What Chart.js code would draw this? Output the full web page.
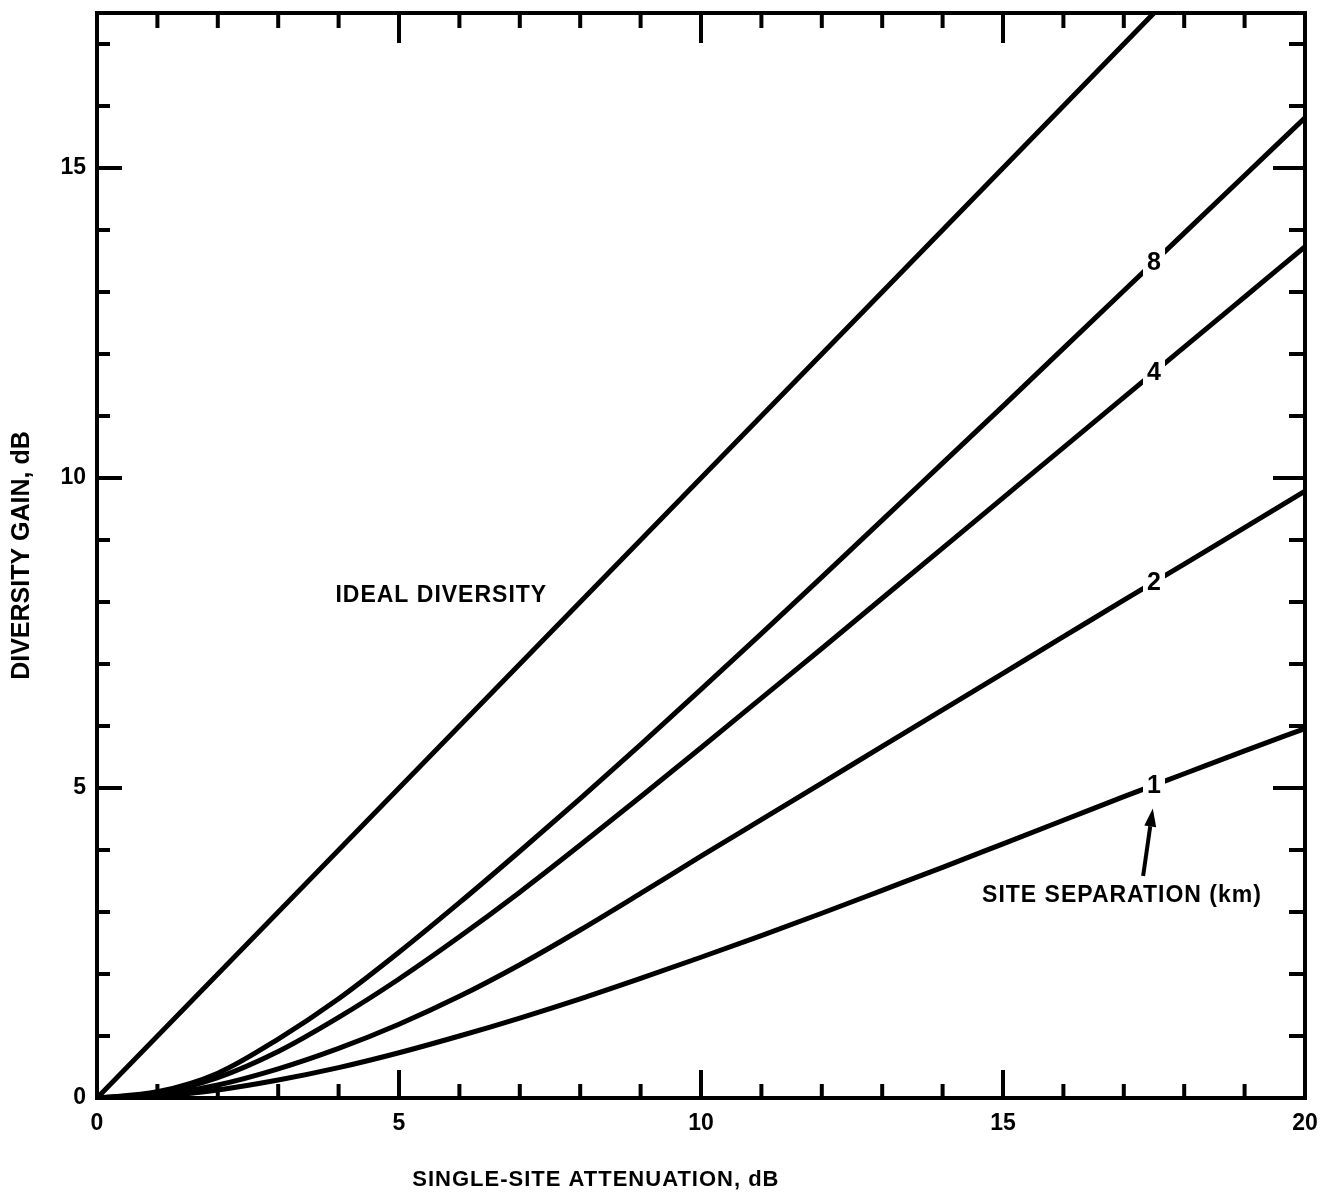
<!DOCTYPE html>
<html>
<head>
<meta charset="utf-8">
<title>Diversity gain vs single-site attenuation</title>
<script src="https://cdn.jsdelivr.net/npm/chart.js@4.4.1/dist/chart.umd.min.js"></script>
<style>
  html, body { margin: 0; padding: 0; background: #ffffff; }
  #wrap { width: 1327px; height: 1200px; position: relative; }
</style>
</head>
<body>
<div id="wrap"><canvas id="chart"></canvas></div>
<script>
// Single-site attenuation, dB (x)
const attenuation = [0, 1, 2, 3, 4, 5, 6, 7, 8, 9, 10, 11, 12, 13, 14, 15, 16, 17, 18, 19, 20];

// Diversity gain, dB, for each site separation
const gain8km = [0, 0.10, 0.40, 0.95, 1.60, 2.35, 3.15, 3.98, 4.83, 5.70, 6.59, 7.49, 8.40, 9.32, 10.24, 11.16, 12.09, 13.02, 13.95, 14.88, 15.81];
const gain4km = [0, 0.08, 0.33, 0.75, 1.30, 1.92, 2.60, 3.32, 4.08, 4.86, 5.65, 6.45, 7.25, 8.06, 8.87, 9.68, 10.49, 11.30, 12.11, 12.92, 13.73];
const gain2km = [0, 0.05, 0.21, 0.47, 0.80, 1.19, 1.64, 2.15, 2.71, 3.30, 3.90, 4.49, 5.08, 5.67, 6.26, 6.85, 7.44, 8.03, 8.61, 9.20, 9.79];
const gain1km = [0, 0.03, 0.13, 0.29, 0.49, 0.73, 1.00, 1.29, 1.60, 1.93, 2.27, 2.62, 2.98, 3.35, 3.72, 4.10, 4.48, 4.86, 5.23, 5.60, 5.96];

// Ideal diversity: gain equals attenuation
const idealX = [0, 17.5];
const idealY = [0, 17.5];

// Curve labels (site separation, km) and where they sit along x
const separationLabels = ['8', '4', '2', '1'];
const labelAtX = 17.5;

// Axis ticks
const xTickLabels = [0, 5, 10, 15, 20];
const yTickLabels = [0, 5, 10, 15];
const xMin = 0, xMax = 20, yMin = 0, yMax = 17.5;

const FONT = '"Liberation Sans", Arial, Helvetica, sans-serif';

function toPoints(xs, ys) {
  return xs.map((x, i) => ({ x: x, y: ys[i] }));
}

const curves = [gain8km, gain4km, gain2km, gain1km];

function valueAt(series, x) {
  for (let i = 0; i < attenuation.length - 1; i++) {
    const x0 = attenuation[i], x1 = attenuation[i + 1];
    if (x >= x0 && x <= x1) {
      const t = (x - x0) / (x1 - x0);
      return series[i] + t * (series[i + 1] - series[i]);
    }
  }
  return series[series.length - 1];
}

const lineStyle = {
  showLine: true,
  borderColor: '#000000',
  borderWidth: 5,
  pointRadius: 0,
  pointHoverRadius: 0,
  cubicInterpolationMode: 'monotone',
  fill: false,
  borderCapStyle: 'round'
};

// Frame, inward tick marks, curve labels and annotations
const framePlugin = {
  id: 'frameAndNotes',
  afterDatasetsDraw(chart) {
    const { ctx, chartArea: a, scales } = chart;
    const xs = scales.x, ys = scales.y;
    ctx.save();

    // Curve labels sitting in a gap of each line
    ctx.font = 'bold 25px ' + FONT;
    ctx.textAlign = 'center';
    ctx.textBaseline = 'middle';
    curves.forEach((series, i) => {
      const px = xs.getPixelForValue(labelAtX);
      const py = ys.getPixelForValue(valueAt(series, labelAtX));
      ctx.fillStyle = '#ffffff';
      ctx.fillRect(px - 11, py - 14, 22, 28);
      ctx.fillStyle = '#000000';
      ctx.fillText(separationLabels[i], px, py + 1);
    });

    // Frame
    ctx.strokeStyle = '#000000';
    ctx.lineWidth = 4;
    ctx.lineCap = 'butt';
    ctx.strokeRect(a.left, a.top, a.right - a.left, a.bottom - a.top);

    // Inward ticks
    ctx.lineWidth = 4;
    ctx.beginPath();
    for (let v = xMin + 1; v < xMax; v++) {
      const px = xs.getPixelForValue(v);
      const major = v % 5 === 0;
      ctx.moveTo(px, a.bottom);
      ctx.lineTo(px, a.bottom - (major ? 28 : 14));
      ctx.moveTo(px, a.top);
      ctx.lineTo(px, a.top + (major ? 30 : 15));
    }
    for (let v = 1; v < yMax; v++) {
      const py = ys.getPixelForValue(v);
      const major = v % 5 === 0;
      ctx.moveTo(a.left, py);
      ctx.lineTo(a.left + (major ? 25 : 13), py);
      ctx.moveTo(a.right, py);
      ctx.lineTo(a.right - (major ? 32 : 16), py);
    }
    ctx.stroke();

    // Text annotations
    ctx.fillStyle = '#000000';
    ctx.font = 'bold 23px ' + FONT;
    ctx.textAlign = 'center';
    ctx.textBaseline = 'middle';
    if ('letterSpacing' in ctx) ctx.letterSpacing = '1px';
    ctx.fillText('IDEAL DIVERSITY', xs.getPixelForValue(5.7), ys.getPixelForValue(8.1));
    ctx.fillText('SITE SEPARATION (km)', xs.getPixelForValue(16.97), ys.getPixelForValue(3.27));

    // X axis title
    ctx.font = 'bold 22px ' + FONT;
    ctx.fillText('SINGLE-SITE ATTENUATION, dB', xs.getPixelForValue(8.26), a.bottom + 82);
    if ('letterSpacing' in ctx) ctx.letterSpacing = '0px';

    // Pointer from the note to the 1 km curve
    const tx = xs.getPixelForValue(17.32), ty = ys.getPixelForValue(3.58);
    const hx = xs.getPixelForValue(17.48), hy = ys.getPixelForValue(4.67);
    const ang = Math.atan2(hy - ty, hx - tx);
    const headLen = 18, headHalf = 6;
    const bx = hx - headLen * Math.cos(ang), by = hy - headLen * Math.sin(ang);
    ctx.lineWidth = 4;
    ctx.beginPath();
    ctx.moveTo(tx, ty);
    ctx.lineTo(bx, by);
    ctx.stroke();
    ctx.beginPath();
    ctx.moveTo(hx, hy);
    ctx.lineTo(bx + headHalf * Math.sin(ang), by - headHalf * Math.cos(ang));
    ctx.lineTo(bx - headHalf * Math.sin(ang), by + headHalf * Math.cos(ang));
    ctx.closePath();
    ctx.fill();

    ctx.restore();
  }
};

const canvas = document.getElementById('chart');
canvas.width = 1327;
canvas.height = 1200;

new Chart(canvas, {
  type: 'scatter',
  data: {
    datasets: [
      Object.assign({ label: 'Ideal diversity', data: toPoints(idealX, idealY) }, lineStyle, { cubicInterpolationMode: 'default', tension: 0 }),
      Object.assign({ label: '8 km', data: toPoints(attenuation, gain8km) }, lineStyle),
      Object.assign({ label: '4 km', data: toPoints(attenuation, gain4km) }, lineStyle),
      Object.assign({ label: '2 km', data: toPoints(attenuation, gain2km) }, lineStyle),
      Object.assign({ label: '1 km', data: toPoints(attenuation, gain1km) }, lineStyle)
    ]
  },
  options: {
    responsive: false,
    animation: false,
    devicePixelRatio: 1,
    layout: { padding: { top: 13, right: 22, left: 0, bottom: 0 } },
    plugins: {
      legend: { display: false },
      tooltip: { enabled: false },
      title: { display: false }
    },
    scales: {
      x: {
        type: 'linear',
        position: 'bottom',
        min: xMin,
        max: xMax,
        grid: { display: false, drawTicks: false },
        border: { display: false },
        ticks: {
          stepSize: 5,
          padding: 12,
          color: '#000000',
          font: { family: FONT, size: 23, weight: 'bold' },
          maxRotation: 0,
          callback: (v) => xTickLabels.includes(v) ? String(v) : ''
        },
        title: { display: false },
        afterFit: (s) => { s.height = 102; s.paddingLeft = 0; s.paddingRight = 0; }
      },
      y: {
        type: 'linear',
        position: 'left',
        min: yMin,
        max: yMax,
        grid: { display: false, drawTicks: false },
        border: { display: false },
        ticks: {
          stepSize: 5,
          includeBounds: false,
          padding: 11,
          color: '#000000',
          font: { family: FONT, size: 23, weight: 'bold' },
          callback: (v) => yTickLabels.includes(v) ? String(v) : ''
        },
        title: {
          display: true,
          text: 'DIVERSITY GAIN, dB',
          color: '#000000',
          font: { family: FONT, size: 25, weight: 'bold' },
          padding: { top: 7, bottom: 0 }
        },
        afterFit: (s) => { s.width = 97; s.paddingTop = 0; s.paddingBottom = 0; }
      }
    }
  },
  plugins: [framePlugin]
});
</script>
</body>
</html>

.....

TO BE DONE:
Starting at the first line of the material, output exactly the lines up to and including the one with "18, 19, 20];". Do not include the pictures.

ANSWER IN FULL:
What Chart.js code would draw this? Output the full web page.
<!DOCTYPE html>
<html>
<head>
<meta charset="utf-8">
<title>Diversity gain vs single-site attenuation</title>
<script src="https://cdn.jsdelivr.net/npm/chart.js@4.4.1/dist/chart.umd.min.js"></script>
<style>
  html, body { margin: 0; padding: 0; background: #ffffff; }
  #wrap { width: 1327px; height: 1200px; position: relative; }
</style>
</head>
<body>
<div id="wrap"><canvas id="chart"></canvas></div>
<script>
// Single-site attenuation, dB (x)
const attenuation = [0, 1, 2, 3, 4, 5, 6, 7, 8, 9, 10, 11, 12, 13, 14, 15, 16, 17, 18, 19, 20];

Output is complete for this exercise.